* Stated task *
Below are the records; pull every line that includes "chart".

* Material supplied *
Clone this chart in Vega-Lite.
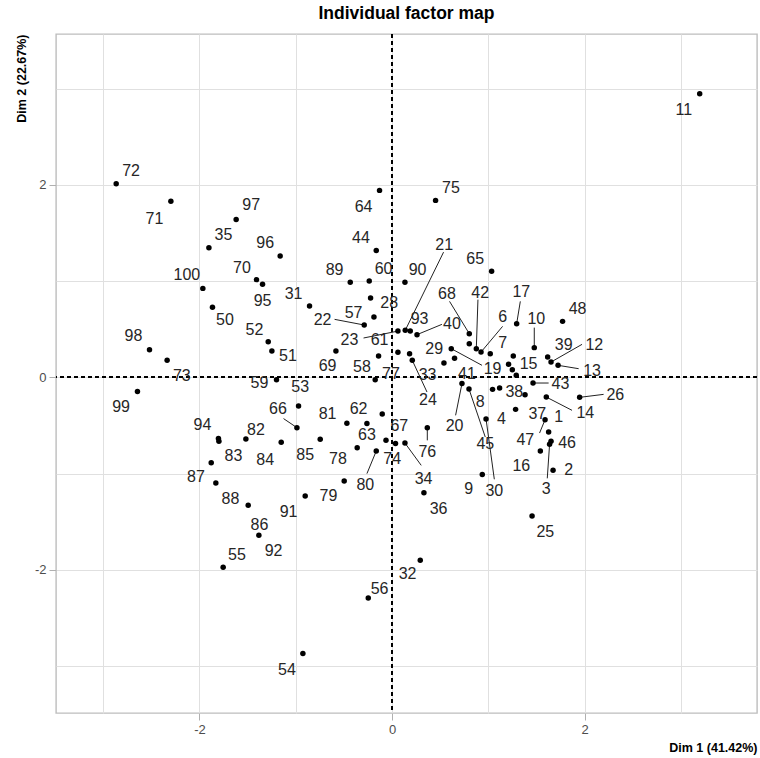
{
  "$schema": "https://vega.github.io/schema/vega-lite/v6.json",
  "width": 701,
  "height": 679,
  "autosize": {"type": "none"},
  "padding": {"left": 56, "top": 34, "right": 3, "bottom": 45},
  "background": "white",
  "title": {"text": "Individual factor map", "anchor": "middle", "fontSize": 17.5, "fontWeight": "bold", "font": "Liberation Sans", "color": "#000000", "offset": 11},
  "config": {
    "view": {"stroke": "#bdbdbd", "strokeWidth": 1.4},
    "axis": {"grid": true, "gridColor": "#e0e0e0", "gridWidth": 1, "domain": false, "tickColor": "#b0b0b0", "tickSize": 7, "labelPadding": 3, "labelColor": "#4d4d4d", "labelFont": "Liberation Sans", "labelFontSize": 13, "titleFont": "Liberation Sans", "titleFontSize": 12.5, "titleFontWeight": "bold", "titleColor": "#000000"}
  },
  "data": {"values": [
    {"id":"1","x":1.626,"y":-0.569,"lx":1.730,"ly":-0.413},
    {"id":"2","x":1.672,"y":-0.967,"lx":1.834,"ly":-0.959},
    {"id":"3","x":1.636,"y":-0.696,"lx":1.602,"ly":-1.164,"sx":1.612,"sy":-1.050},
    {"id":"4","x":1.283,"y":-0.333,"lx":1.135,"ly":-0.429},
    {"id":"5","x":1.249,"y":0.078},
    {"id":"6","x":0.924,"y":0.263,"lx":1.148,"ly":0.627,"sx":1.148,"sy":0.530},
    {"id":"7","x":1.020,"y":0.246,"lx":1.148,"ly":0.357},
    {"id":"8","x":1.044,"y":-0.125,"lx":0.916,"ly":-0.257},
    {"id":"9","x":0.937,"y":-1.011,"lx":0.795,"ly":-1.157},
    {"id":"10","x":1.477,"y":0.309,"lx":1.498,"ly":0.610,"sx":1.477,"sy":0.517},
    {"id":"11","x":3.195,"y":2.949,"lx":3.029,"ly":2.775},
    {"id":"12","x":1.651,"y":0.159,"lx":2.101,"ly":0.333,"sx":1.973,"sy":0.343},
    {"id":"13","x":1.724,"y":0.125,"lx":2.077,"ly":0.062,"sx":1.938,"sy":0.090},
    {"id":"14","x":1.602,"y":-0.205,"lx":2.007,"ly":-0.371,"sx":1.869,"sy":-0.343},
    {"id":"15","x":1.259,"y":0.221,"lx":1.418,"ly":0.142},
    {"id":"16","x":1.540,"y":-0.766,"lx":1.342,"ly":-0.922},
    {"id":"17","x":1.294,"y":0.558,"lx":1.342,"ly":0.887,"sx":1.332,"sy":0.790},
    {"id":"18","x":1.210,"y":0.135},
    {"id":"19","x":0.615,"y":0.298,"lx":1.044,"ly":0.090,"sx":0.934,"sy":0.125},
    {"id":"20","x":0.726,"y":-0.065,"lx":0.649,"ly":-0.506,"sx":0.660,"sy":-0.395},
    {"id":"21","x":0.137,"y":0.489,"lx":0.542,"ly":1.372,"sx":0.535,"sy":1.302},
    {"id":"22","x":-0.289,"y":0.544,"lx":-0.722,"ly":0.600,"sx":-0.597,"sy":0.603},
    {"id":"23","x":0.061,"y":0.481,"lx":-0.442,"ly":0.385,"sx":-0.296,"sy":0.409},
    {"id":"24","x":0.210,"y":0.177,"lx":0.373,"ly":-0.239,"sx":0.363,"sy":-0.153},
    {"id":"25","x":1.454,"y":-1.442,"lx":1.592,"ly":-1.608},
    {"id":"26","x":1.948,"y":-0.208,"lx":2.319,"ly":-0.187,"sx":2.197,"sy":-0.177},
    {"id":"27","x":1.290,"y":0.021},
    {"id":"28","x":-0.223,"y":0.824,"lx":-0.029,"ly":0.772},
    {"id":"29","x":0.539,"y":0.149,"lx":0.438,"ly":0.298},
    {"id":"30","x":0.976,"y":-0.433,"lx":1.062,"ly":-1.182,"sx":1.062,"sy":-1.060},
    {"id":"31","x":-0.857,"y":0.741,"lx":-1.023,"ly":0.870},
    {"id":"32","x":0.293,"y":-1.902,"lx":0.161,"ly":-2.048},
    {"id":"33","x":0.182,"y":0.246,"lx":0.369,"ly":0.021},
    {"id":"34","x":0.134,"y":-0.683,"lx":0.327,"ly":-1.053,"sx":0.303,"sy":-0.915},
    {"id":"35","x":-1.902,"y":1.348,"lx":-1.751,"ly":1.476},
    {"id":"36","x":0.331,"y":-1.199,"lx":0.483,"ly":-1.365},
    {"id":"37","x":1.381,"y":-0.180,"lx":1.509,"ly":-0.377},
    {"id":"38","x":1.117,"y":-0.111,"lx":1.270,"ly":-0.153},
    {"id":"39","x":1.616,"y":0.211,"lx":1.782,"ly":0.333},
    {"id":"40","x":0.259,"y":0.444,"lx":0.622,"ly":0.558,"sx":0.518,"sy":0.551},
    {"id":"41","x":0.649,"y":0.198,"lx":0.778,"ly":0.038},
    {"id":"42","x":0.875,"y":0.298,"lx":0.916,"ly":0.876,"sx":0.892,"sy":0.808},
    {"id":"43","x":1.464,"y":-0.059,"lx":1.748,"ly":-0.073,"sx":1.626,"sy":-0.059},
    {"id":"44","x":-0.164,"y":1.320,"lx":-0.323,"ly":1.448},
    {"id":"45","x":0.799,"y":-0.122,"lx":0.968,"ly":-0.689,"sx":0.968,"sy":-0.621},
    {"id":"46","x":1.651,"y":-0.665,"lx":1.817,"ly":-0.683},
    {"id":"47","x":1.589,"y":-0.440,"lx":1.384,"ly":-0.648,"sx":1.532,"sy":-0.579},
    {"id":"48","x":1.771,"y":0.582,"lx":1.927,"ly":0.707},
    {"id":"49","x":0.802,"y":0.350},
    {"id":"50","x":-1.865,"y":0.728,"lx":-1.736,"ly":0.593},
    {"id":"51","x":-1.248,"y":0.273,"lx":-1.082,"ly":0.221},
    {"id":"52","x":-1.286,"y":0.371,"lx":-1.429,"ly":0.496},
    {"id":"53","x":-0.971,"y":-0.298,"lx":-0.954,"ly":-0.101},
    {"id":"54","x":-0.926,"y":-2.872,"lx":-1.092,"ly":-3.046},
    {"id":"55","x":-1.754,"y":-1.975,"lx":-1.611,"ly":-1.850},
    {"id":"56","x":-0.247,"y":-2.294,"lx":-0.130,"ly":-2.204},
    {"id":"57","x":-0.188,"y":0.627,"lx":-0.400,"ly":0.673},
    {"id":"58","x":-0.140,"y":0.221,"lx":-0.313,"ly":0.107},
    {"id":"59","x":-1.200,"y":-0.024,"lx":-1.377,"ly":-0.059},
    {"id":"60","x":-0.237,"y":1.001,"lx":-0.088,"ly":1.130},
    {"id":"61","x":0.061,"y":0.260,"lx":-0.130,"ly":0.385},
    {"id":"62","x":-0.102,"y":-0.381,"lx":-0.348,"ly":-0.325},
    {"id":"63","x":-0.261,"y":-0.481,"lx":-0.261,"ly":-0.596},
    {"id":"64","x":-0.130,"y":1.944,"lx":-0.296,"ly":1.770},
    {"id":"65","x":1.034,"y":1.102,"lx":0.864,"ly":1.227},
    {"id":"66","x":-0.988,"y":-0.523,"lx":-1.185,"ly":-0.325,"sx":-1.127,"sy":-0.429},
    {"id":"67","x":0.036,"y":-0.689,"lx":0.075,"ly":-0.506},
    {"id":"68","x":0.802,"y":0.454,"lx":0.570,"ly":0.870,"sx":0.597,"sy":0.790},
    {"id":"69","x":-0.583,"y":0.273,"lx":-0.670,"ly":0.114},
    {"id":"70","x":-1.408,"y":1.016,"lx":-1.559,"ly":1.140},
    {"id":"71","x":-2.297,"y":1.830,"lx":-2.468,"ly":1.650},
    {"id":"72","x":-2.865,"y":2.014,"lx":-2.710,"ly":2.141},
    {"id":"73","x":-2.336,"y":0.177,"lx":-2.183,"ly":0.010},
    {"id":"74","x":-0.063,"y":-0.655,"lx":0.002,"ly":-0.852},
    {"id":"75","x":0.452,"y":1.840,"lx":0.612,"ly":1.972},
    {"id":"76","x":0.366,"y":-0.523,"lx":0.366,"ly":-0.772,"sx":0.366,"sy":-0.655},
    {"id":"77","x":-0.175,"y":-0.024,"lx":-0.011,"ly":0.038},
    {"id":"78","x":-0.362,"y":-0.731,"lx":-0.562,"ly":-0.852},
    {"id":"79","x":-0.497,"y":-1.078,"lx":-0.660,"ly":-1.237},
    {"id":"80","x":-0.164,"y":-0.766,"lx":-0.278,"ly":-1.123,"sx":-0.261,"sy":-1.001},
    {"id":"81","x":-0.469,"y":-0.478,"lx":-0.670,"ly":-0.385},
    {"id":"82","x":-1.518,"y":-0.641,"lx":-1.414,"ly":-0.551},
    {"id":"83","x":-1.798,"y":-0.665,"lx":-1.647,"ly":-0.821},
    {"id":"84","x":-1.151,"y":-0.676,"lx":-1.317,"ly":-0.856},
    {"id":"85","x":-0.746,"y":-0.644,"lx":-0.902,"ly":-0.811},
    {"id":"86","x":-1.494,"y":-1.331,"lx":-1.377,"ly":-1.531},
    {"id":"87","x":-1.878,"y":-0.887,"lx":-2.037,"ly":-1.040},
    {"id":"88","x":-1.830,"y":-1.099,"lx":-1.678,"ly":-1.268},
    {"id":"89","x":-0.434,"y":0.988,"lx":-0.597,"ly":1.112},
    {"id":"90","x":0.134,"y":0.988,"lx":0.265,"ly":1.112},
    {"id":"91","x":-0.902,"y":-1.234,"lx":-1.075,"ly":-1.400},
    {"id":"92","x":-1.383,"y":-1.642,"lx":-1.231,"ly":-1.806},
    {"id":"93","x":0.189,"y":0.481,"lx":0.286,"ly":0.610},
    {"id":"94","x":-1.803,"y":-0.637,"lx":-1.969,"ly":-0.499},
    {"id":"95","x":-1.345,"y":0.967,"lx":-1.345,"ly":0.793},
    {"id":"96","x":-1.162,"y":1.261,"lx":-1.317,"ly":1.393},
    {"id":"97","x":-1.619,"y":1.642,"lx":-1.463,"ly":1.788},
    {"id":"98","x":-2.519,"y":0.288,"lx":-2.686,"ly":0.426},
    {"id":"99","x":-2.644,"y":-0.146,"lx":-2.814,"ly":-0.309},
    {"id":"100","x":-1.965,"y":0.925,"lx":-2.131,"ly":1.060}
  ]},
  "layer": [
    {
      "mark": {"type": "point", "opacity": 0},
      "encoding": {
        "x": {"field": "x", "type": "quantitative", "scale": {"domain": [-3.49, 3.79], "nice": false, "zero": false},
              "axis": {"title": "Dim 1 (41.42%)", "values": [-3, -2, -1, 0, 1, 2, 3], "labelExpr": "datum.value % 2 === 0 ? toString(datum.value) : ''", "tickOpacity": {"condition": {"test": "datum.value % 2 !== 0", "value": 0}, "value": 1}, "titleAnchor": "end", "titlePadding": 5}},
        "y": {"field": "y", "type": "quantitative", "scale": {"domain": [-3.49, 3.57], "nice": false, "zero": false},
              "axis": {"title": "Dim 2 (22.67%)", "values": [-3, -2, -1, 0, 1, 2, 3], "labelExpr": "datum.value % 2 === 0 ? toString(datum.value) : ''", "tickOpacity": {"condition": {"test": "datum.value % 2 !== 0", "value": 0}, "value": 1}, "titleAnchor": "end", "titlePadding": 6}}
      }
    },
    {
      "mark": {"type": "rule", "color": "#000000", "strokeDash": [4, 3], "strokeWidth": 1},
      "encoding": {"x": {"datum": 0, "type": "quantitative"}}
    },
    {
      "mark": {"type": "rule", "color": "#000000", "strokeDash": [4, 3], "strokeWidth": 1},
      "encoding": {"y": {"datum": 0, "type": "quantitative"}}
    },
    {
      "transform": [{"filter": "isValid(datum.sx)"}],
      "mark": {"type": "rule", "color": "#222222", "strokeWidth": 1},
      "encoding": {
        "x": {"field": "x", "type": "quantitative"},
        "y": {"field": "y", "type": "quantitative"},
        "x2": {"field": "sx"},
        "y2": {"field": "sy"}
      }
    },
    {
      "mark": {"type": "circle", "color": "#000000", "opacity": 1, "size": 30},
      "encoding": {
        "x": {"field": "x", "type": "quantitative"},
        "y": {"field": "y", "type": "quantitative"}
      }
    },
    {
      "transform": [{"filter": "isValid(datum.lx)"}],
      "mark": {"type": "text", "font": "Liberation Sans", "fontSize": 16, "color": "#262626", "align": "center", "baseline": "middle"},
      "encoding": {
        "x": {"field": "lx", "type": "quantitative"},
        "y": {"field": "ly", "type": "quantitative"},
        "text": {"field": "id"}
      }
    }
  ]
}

...

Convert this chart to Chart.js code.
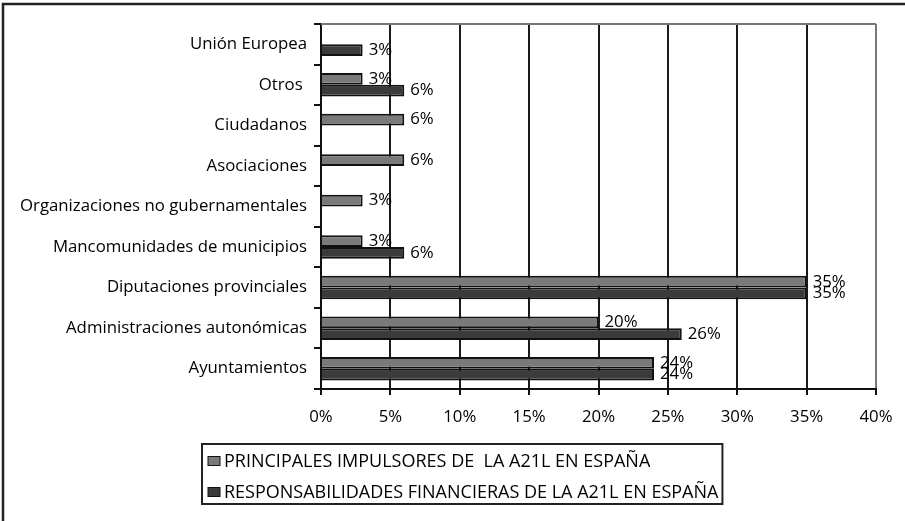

---

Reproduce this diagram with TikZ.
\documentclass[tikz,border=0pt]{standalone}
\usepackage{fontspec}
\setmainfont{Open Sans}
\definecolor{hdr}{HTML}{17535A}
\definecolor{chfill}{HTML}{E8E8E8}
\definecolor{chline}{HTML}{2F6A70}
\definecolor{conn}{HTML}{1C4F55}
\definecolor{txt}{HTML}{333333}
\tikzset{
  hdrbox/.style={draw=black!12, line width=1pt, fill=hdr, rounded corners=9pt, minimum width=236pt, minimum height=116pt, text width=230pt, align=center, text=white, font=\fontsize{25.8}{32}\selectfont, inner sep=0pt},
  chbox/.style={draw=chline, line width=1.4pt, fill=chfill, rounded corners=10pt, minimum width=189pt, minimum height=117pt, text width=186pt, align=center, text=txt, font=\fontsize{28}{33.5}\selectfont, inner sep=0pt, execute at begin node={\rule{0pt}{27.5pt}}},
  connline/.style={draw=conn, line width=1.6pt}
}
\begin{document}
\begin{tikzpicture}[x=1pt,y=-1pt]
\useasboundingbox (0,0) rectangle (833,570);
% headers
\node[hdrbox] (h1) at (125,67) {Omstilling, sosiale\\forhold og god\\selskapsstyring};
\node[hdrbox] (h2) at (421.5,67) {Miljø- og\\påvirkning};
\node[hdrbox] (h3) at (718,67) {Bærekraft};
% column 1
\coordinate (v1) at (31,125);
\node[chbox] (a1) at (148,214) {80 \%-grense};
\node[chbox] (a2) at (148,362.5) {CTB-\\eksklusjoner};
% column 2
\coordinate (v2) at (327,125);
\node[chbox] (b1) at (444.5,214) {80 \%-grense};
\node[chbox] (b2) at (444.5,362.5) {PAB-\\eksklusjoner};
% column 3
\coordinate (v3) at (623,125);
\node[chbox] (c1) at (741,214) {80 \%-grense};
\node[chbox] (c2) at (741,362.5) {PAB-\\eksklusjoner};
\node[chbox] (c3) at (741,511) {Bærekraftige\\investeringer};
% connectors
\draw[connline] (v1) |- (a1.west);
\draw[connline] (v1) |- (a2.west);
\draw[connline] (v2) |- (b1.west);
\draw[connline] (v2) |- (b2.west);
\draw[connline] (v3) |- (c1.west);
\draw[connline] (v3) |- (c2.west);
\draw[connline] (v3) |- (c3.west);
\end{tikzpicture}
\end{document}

* Expected answer *
Clone this chart in Vega-Lite.
Convert this chart to Chart.js code.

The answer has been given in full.